東西の詩劇をこんなにマジカルに接続し得る人はほかにない。(宮城聡)
『神曲』を訳すうちに予感した夢幻能との共通点を、平川はウェイリーの英訳 Nō plays を中間に据えることで、解き明かす。巫女(みこ)のように能作者も詩人ダンテも、シテである作中人物の臨終(いまわ)の思いを語る。
煉獄の亡霊も冥福を祈ってもらい気が静まり消えてゆく。失せにけり、失せにけり―
この優雅な比較文学論は、謡曲と『神曲』の類似性の指摘から始まる。
あの世を旅するダンテはワキ、ワキツレはウェルギリウス、曲ごとに出会う亡霊がそれぞれシテである。夢幻能の彼岸は仏教、ダンテの来世はキリスト教だが、亡霊は現世の恨みを語り、執着を絶ちたいと願う。その願いは英語で言えば東西ともにsoul’s wish to break the bondsと同じである。

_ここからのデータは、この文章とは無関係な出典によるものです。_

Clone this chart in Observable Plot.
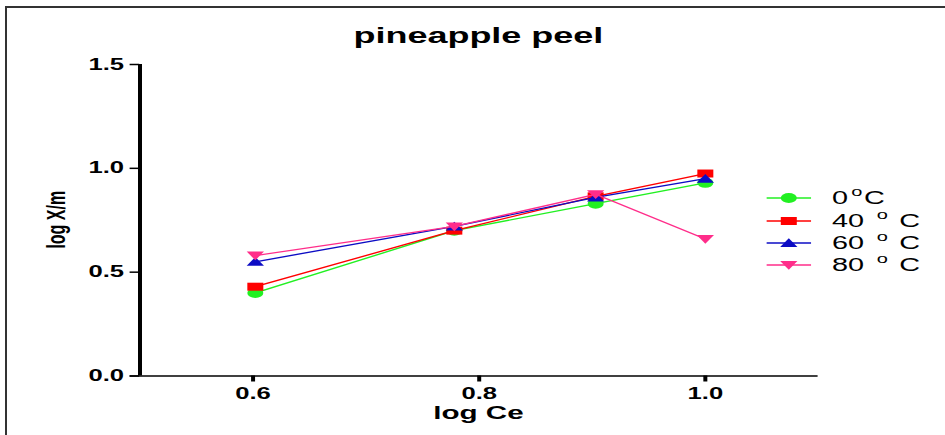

著者はウェイリー訳Nō Plays of Japan を用い、両者に共通のこのキー・ワードのみか、詩的な発想や救いの構造の同一性を立証し、ブレヒトの党の掟が中世の生贄の大法の掟にほかならぬことをも証する。圧巻は漢文化と日本人のアイデンティティーの関係を白楽天の英訳を活用することで説いた最終章だろう。平川は英国の優れた東洋学者ウェイリーを学ぶことで西洋の偉大を自覚したという。